§ **Short problem**: Copy, character for character, the lines running from the one with "The picture is" to the one with "from matplotlib.lines import Line2D", ends included. Leave out every other line.

§ **Recorded information**:
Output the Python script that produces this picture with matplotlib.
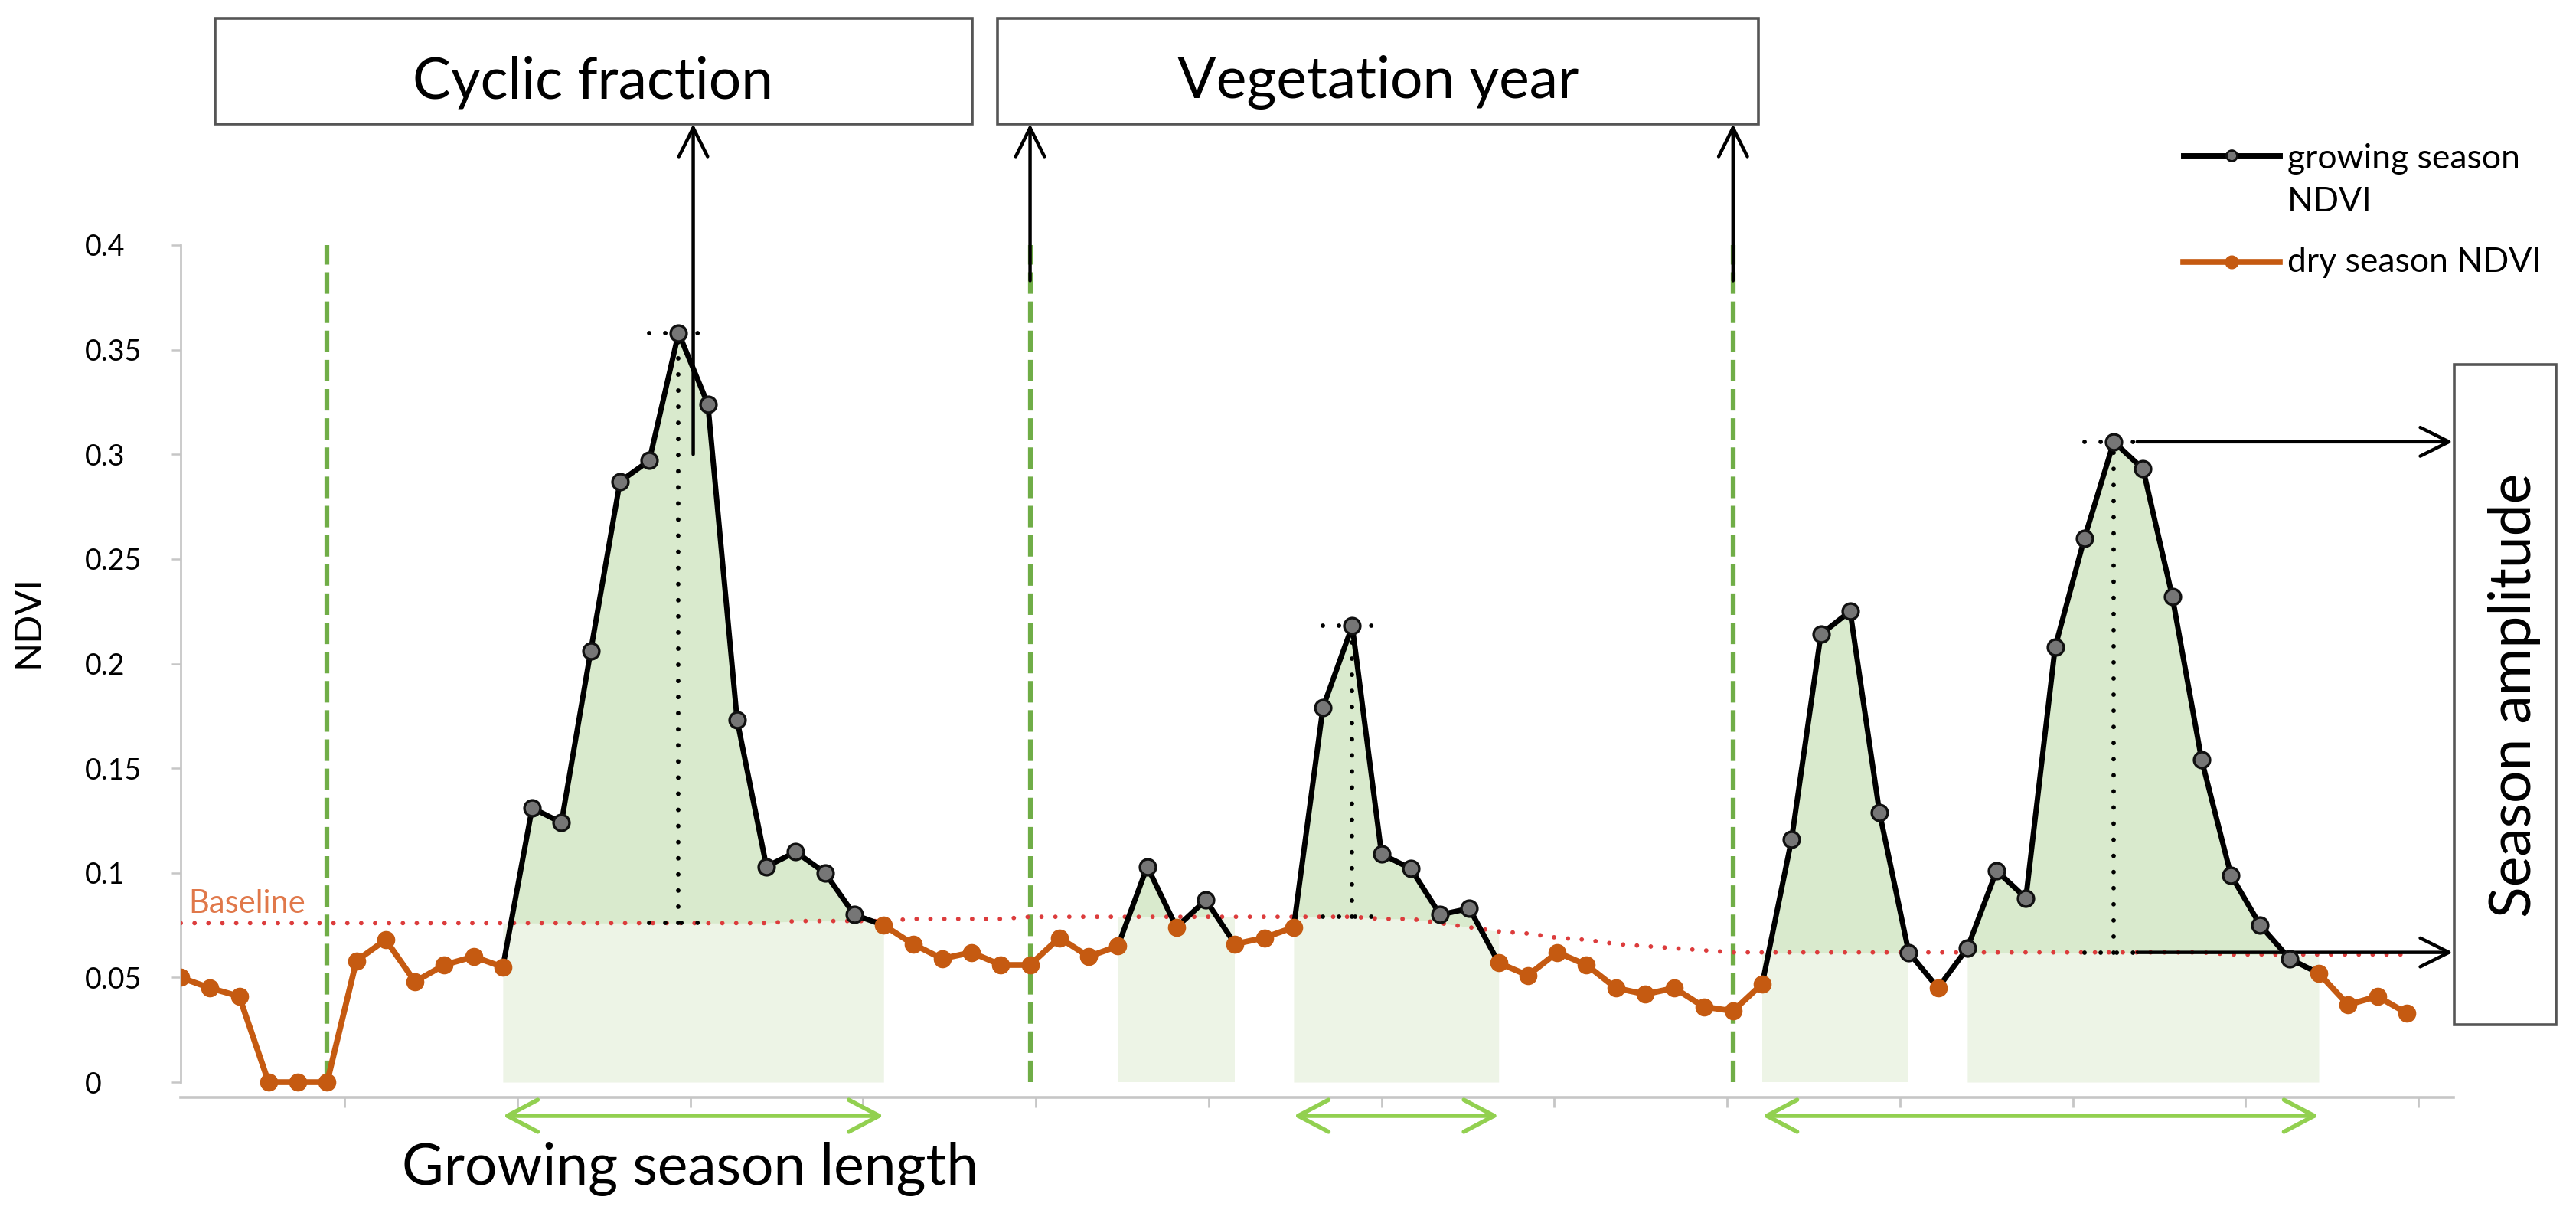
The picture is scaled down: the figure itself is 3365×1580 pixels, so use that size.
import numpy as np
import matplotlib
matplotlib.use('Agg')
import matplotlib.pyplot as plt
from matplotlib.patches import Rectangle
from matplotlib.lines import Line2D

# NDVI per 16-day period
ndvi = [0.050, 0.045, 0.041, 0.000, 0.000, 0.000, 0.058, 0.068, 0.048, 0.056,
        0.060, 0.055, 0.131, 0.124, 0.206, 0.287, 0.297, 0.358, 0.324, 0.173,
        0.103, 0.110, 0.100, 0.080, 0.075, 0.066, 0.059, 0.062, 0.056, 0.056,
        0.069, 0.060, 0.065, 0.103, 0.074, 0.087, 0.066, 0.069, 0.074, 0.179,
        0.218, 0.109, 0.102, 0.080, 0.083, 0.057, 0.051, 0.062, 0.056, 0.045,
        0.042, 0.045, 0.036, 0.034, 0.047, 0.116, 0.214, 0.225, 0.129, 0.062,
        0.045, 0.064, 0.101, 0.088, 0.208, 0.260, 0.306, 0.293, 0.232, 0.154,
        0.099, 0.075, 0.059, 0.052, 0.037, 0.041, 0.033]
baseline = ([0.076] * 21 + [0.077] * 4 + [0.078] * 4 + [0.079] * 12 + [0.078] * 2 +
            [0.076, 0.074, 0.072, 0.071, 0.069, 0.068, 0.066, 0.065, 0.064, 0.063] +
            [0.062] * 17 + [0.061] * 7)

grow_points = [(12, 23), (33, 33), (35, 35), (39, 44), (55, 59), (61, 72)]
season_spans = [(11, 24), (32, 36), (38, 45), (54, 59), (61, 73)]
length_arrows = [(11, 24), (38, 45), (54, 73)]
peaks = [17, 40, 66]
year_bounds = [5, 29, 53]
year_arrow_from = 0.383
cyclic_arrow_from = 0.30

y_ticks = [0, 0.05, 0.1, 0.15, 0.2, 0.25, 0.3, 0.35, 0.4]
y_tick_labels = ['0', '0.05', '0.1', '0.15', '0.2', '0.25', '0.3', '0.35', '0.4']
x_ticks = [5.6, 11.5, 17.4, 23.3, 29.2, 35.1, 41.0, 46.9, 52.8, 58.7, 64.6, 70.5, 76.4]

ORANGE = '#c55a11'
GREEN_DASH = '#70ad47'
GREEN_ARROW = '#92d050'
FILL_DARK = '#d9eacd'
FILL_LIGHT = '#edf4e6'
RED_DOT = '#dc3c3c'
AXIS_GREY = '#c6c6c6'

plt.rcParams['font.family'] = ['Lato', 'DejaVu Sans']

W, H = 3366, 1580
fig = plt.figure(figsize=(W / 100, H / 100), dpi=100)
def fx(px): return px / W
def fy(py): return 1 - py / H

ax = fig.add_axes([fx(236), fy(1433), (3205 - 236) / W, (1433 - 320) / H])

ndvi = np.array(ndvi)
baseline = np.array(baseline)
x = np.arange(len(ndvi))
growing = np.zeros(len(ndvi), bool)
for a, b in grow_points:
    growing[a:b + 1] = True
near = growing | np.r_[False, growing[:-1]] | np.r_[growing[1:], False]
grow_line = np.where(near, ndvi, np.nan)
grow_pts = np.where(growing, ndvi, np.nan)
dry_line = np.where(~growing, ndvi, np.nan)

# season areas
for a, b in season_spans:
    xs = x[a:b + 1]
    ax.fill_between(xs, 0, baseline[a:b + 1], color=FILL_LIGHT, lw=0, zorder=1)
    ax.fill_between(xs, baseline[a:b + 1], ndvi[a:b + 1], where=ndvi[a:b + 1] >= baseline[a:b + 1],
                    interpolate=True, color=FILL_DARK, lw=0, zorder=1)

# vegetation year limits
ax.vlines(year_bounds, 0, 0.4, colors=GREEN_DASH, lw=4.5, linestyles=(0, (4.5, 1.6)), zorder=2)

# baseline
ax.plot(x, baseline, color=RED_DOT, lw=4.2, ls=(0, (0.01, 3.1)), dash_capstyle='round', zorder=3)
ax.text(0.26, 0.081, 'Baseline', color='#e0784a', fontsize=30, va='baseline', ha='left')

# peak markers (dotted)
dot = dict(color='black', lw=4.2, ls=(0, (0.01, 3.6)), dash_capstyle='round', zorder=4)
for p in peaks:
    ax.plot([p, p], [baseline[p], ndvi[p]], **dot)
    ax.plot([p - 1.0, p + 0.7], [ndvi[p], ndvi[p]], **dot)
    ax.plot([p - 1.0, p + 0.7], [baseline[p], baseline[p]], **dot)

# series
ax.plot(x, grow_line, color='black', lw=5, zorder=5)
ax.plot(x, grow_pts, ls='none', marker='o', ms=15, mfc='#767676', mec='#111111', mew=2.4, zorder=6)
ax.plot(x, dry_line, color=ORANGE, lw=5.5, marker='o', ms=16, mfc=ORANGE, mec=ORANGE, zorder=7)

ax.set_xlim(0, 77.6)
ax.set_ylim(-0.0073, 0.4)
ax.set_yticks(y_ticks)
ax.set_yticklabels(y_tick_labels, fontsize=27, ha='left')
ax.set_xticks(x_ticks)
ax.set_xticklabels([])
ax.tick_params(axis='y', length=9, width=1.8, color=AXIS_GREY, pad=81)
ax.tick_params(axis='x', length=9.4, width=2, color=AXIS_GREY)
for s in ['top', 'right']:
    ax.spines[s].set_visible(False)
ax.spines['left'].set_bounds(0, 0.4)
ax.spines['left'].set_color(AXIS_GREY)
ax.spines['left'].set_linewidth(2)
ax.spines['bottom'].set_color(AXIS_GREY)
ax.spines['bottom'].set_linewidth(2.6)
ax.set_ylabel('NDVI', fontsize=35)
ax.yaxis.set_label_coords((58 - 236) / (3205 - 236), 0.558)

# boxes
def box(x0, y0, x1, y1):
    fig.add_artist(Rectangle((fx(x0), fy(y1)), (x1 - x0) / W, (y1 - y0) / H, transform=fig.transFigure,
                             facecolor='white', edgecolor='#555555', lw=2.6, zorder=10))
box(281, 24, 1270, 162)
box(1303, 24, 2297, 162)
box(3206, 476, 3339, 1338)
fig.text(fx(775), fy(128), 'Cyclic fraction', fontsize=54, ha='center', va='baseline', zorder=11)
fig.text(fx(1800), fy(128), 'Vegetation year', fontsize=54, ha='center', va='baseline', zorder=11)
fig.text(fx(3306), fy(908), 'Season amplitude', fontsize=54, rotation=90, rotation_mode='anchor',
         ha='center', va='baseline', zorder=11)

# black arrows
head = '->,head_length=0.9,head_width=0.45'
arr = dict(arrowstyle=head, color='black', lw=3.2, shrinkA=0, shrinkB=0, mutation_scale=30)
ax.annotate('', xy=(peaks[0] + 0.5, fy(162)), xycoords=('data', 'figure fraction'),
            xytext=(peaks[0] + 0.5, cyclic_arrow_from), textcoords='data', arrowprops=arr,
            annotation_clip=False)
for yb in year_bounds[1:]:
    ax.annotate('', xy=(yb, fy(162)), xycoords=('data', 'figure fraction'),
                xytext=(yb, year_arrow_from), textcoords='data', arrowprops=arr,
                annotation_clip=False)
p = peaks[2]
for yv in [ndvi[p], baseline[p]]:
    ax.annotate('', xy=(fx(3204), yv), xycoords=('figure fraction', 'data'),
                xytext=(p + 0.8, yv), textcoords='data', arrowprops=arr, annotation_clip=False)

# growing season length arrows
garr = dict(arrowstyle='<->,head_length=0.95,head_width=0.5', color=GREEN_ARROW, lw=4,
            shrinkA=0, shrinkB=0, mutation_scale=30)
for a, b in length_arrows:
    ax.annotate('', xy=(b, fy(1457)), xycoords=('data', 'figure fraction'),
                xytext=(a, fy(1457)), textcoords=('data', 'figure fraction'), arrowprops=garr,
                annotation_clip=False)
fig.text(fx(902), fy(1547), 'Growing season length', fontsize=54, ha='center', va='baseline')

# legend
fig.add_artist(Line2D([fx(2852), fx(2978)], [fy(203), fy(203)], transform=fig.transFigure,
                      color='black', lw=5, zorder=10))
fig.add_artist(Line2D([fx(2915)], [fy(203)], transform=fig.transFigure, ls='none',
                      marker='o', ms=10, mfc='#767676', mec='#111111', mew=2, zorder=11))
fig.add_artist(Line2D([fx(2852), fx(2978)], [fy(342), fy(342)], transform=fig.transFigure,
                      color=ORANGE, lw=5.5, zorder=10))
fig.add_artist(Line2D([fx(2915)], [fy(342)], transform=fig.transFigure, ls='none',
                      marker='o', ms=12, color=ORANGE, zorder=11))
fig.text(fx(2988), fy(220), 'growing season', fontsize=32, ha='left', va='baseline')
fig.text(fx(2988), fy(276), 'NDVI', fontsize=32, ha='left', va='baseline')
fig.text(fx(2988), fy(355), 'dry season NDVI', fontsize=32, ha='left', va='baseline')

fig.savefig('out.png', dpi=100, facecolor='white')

§ **Solution to this task**:
The picture is scaled down: the figure itself is 3365×1580 pixels, so use that size.
import numpy as np
import matplotlib
matplotlib.use('Agg')
import matplotlib.pyplot as plt
from matplotlib.patches import Rectangle
from matplotlib.lines import Line2D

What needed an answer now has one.